Sébastien Cabanac, PhD student, sebastien.cabanac@univ-tlse3.fr
Christophe Dunand, professor at Université Paul Sabatier Toulouse 3, christophe.dunand@univ-tlse3.fr
Catherine Mathé, associate professor at Université Paul Sabatier Toulouse 3, catherine.mathe-dehais@univ-tlse3.fr
- About P-GRe
- Input requirements
- Installation requirements
- Running P-GRe
- Citing P-GRe and associated software
- Licence
Pseudogenes are genomic sequences with homology to functional genes but that harbor deleterious mutations, such as loss of the start codon, loss of coding sequence, gain of stop or frame-shifts. The goal of PseudoGene REtriever (P-GRe) is to find the position of pseudogenes on a genome, as well as to infer their structures in pseudo-CDSs. P-GRe aims to be more user-friendly, with a limited number of dependencies, ease of use and total automaticity, while producing qualitative results and having greater sensitivity than other software with the same goal. P-GRe relies on miniprot to align user-provided protein sequences on the genome and then filter the overlapping results. P-GRe also categorizes all predictions into the three main categories of pseudogenes (unitary, duplicated or processed).

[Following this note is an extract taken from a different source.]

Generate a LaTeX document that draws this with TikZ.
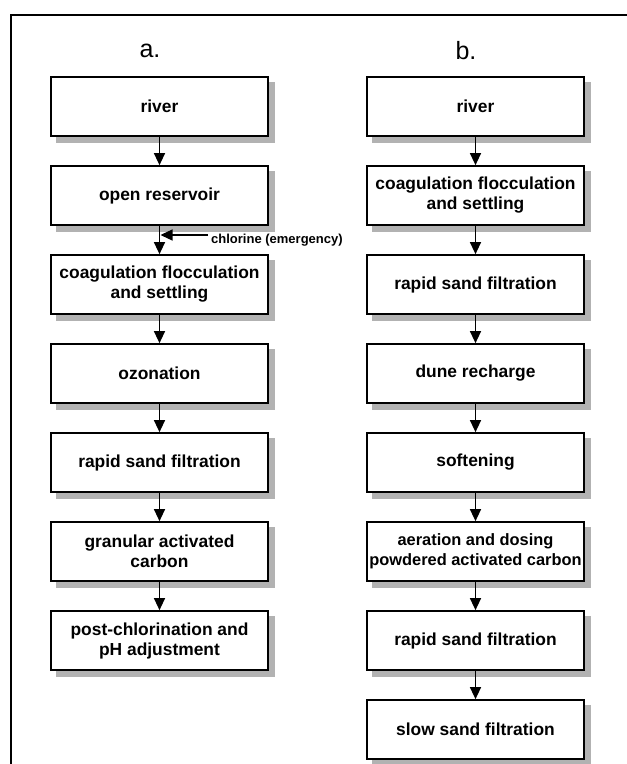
\documentclass[tikz,border=0pt]{standalone}
\usepackage{fontspec}
\setmainfont{Liberation Sans}
\usetikzlibrary{arrows.meta,backgrounds}
\begin{document}
\begin{tikzpicture}[x=1bp,y=-1bp,
  box/.style={draw=black, line width=1.7bp, fill=white, minimum width=217bp, minimum height=59bp,
    inner sep=0pt, align=center, font=\fontsize{17.4bp}{20bp}\selectfont\bfseries},
  shade/.style={fill=black!30, draw=none},
  flow/.style={line width=1.3bp, -{Triangle[length=12bp,width=11bp]}},
  lbl/.style={font=\fontsize{25bp}{27bp}\selectfont, inner sep=0pt},
  frame/.style={line width=2.6bp, line cap=rect}]
\useasboundingbox (0,0) rectangle (627,764);
\draw[frame] (11,764) -- (11,15) -- (627,15);
\node[lbl] (la) at (150,51) {a.};
\node[lbl] (lb) at (466,51) {b.};
% column a
\node[box] (a1) at (159.5,106.5) {river};
\node[box] (a2) at (159.5,195.5) {open reservoir};
\node[box] (a3) at (159.5,284.5) {coagulation flocculation\\and settling};
\node[box] (a4) at (159.5,373.5) {ozonation};
\node[box] (a5) at (159.5,462.5) {rapid sand filtration};
\node[box] (a6) at (159.5,551.5) {granular activated\\carbon};
\node[box] (a7) at (159.5,640.5) {post-chlorination and\\pH adjustment};
% column b
\node[box] (b1) at (475.5,106.5) {river};
\node[box] (b2) at (475.5,195.5) {coagulation flocculation\\and settling};
\node[box] (b3) at (475.5,284.5) {rapid sand filtration};
\node[box] (b4) at (475.5,373.5) {dune recharge};
\node[box] (b5) at (475.5,462.5) {softening};
\node[box, font=\fontsize{16.4bp}{20bp}\selectfont\bfseries] (b6) at (475.5,551.5) {aeration and dosing\\powdered activated carbon};
\node[box] (b7) at (475.5,640.5) {rapid sand filtration};
\node[box] (b8) at (475.5,729.5) {slow sand filtration};
\begin{scope}[on background layer]
\foreach \n in {a1,a2,a3,a4,a5,a6,a7,b1,b2,b3,b4,b5,b6,b7,b8}{
  \fill[shade] ([shift={(6,6)}]\n.north west) rectangle ([shift={(6,6)}]\n.south east);}
\end{scope}
\foreach \i/\j in {1/2,2/3,3/4,4/5,5/6,6/7}{\draw[flow] (a\i) -- (a\j);}
\foreach \i/\j in {1/2,2/3,3/4,4/5,5/6,6/7,7/8}{\draw[flow] (b\i) -- (b\j);}
% chlorine input
\coordinate (cin) at (160.5,235);
\node[anchor=west, inner sep=0pt, font=\fontsize{13bp}{15bp}\selectfont\bfseries] (cl) at (211,240) {chlorine (emergency)};
\draw[flow] (208,235) -- (cin);
\end{tikzpicture}
\end{document}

P-GRe requires the genome in FASTA format and the structural annotation of the genes present on this genome, as well as the set of protein sequences encoded by these genes. Optionally, a second set of protein sequences from other organisms can be provided to increase the sensitivity and to annotate unitary pseudogenes. Input files must follow some common formatting rules: the genome and protein sequence sets must be in FASTA format, while the structural annotation must be in GFF3 format.

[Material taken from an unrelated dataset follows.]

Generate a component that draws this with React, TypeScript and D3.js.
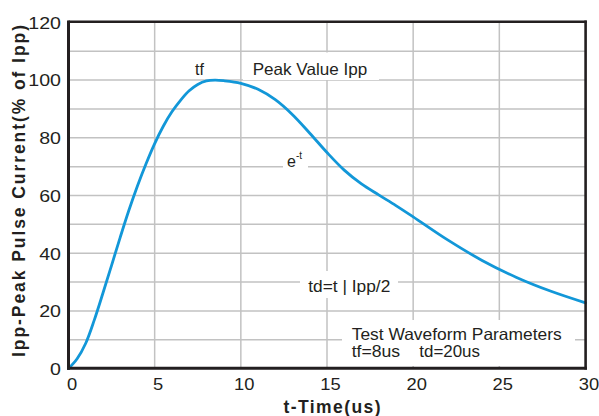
import React from "react";
import * as d3 from "d3";

const timeUs = [0, 0.5, 1, 1.5, 2, 2.5, 3, 3.5, 4, 4.5, 5, 5.5, 6, 6.5, 7, 7.5, 8, 8.5, 9, 10, 11, 12, 13, 14, 15, 16, 17, 18, 19, 20, 22, 24, 26, 28, 30];
const currentPct = [0, 3.4, 8.8, 16.9, 26.2, 35.8, 45.5, 54.8, 63.3, 71, 78, 84, 89, 93, 96.3, 98.5, 99.7, 100, 99.8, 98.9, 96.8, 93.2, 88, 81.6, 74.9, 68.8, 64, 60.2, 56.5, 52.6, 44.6, 37.5, 31.6, 26.8, 22.8];
const xTicks = [0, 5, 10, 15, 20, 25, 30];
const yTicks = [0, 20, 40, 60, 80, 100, 120];
const xGrid = [5, 10, 15, 20, 25];
const yGrid = [10, 20, 30, 40, 50, 60, 70, 80, 90, 100, 110];
const xTitle = "t-Time(us)";
const yTitle = "Ipp-Peak Pulse Current(% of Ipp)";

const W = 599;
const H = 416;
const INK = "#231f20";
const GRID = "#c2c2c2";
const BLUE = "#1297d8";
const FONT = "'Liberation Sans', Arial, Helvetica, sans-serif";

export default function App() {
  const x = d3.scaleLinear().domain([0, 30]).range([68.5, 585.5]);
  const y = d3.scaleLinear().domain([0, 120]).range([368.6, 22.4]);
  const pts = timeUs.map((t, i) => [t, currentPct[i]] as [number, number]);
  const line = d3
    .line<[number, number]>()
    .x((d) => x(d[0]))
    .y((d) => y(d[1]))
    .curve(d3.curveCatmullRom.alpha(0.5));

  return (
    <svg
      width={W}
      height={H}
      viewBox={`0 0 ${W} ${H}`}
      style={{ position: "absolute", left: 0, top: 0, background: "#fff" }}
      fontFamily={FONT}
    >
      <rect x={0} y={0} width={W} height={H} fill="#fff" />
      {/* grid */}
      {xGrid.map((v) => (
        <line key={"gx" + v} x1={x(v)} x2={x(v)} y1={y(120)} y2={y(0)} stroke={GRID} strokeWidth={1.5} />
      ))}
      {yGrid.map((v) => (
        <line key={"gy" + v} x1={x(0)} x2={x(30)} y1={y(v)} y2={y(v)} stroke={GRID} strokeWidth={1.5} />
      ))}
      {/* white label boxes */}
      <rect x={243} y={52.5} width={136} height={27.5} fill="#fff" />
      <rect x={283} y={148} width={25} height={22} fill="#fff" />
      <rect x={300} y={271} width={98} height={27} fill="#fff" />
      <rect x={342} y={320} width={233} height={46} fill="#fff" />
      {/* curve */}
      <path d={line(pts) || ""} fill="none" stroke={BLUE} strokeWidth={2.8} strokeLinejoin="round" strokeLinecap="round" />
      {/* frame */}
      <line x1={x(0)} x2={x(30) + 1.2} y1={21.8} y2={21.8} stroke={INK} strokeWidth={2.6} />
      <line x1={585.6} x2={585.6} y1={20.5} y2={369.5} stroke={INK} strokeWidth={2.6} />
      <line x1={68.5} x2={68.5} y1={20.5} y2={369.8} stroke={INK} strokeWidth={3} />
      <line x1={67} x2={587} y1={368.2} y2={368.2} stroke={INK} strokeWidth={3} />
      {/* tick labels */}
      {yTicks.map((v) => (
        <text
          key={"yt" + v}
          x={61}
          y={y(v) + 6.3}
          textAnchor="end"
          fontSize={16.5}
          fill={INK}
          textLength={String(v).length * 10.9}
          lengthAdjust="spacingAndGlyphs"
        >
          {v}
        </text>
      ))}
      {xTicks.map((v) => (
        <text
          key={"xt" + v}
          x={x(v) + 3.5}
          y={390}
          textAnchor="middle"
          fontSize={16.5}
          fill={INK}
          textLength={String(v).length * 10.2}
          lengthAdjust="spacingAndGlyphs"
        >
          {v}
        </text>
      ))}
      {/* axis titles */}
      <text x={332} y={413} textAnchor="middle" fontSize={17.5} fontWeight="bold" fill={INK} textLength={97} lengthAdjust="spacing">
        {xTitle}
      </text>
      <text
        transform="translate(24.5,191) rotate(-90)"
        x={0}
        y={0}
        textAnchor="middle"
        fontSize={17.5}
        fontWeight="bold"
        fill={INK}
        textLength={332}
        lengthAdjust="spacing"
      >
        {yTitle}
      </text>
      {/* annotations */}
      <text x={195} y={74.5} fontSize={16} fill={INK}>
        tf
      </text>
      <text x={252.7} y={74.5} fontSize={16.5} fill={INK} textLength={114.5} lengthAdjust="spacingAndGlyphs">
        Peak Value Ipp
      </text>
      <text x={287} y={166.5} fontSize={16} fill={INK}>
        e
        <tspan fontSize={10} dy={-8}>
          -t
        </tspan>
      </text>
      <text x={308.3} y={292} fontSize={16.5} fill={INK} textLength={82} lengthAdjust="spacingAndGlyphs">
        td=t | Ipp/2
      </text>
      <text x={351.7} y={340} fontSize={16.5} fill={INK} textLength={210} lengthAdjust="spacingAndGlyphs">
        Test Waveform Parameters
      </text>
      <text x={351.7} y={356.7} fontSize={16.5} fill={INK} textLength={48.5} lengthAdjust="spacingAndGlyphs">
        tf=8us
      </text>
      <text x={419.3} y={356.7} fontSize={16.5} fill={INK} textLength={60.7} lengthAdjust="spacingAndGlyphs">
        td=20us
      </text>
    </svg>
  );
}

The GFF3 file must contain the "CDS" information in the type field (3rd column). More importantly, on CDS lines, the attributes field (9th column) must contain the predefined tag "Parent" and the value associated with this tag must be identical to the identifier of the corresponding sequence in the protein sequences FASTA file. This is necessary because P-GRe uses this tag to establish the correspondence between the structural annotation of each transcript and the corresponding protein sequence. Comparing the structure of the transcripts to those obtained on the pseudogenes then allows P-GRe to identify intron loss events, which is needed for the categorization of pseudogenes.
P-GRe is designed to run on a Unix system and requires some dependencies. Before running P-GRe, make sure you have installed the following software: bedtools (arq5x/bedtools2), miniprot (lh3/miniprot) and diamond (bbuchfink/diamond). P-GRe also requires a python3 interpreter.

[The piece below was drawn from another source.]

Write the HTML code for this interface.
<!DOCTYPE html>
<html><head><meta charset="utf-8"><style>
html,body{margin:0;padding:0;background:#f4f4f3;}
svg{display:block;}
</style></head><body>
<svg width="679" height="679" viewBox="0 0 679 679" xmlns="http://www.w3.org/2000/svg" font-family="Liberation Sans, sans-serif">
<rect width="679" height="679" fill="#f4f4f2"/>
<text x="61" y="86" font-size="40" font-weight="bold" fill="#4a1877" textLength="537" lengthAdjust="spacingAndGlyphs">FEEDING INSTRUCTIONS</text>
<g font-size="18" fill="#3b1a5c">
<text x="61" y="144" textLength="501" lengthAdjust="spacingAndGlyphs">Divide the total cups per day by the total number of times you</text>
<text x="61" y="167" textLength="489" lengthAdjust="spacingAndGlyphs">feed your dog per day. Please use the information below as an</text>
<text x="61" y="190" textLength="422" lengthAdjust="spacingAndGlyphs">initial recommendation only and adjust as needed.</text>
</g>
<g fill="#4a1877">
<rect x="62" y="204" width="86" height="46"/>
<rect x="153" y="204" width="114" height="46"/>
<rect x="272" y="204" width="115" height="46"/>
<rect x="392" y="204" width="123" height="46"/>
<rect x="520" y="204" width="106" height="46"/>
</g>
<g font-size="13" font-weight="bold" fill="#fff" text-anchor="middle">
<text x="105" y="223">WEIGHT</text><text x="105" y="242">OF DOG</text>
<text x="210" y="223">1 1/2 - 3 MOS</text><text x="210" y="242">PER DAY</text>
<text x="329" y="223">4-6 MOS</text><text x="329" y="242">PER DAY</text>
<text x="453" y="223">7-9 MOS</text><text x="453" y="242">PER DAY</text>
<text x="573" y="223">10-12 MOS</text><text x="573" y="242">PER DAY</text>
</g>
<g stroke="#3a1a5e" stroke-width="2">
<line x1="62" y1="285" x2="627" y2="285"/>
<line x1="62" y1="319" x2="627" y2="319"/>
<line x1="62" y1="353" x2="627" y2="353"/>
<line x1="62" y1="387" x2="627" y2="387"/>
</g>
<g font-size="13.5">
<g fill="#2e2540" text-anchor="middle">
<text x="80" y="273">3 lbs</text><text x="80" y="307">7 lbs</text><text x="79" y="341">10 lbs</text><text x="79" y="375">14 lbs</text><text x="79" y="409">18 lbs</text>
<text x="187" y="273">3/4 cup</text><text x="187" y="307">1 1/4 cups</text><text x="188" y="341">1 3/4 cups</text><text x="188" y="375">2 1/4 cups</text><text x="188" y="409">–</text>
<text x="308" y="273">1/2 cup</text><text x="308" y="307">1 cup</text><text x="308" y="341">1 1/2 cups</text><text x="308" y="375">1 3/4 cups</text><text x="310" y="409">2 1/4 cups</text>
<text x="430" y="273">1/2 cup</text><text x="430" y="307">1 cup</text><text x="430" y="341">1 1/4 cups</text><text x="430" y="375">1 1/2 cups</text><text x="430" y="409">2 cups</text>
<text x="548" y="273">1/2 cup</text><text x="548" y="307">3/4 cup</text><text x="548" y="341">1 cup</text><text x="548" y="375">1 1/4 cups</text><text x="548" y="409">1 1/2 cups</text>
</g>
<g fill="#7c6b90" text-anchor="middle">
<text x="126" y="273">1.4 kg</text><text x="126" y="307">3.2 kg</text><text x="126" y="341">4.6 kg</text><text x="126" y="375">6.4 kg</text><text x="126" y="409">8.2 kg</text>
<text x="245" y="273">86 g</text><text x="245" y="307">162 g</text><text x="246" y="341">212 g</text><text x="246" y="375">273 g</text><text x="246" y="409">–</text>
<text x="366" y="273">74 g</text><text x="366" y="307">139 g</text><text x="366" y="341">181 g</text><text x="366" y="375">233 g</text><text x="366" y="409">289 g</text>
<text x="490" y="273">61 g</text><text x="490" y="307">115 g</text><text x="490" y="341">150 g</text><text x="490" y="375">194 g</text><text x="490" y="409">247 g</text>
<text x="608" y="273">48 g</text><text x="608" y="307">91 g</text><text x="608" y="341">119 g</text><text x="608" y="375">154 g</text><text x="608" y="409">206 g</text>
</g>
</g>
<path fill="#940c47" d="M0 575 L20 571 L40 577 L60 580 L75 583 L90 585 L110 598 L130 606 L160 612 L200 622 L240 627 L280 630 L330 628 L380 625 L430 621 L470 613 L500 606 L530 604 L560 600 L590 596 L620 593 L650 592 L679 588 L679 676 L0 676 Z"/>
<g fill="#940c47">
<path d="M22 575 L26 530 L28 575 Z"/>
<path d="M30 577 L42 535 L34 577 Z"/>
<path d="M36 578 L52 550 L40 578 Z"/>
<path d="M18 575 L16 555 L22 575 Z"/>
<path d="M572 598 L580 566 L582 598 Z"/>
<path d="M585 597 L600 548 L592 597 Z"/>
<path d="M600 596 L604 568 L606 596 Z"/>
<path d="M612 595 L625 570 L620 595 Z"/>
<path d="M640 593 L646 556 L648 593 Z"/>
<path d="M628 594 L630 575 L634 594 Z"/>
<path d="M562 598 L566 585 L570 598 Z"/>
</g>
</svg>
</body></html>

To predict the structure of all pseudogenes in an organism's genome (genome_A.fasta) from that organism's protein sequences (proteins_A.fasta), a typical command line is:
PGRe.sh -f genome_A.fasta -g genome_A_annotation.gff -p proteins_A.fasta
To add a set of protein sequences from multiple organisms (proteins_B.fasta) to increase sensitivity and predict unitary pseudogenes, the typical command line would look like this:
PGRe.sh -f genome_A.fasta -g genome_A_annotation.gff -p proteins_A.fasta -u proteins_B.fasta
Other options include multithreading and output directory options. The main output files are the structural annotation of the pseudogenes (PGRe.gff), and the sequences of peptides encoded by the predicted pseudogenes (pseudogene_protein.fasta).
To be added.
Future implementations are planned and include, among others:
-
Greater control over alignment and filter parameters for users.
-
Checking the input GFF file to verify its formatting before processing.
-
The ability to add functional annotation of genes to statistically identify fading functions.
All source code contained in the scripts folder and the P-GRe_pipeline.sh file are under the Artistic Licence 2.0.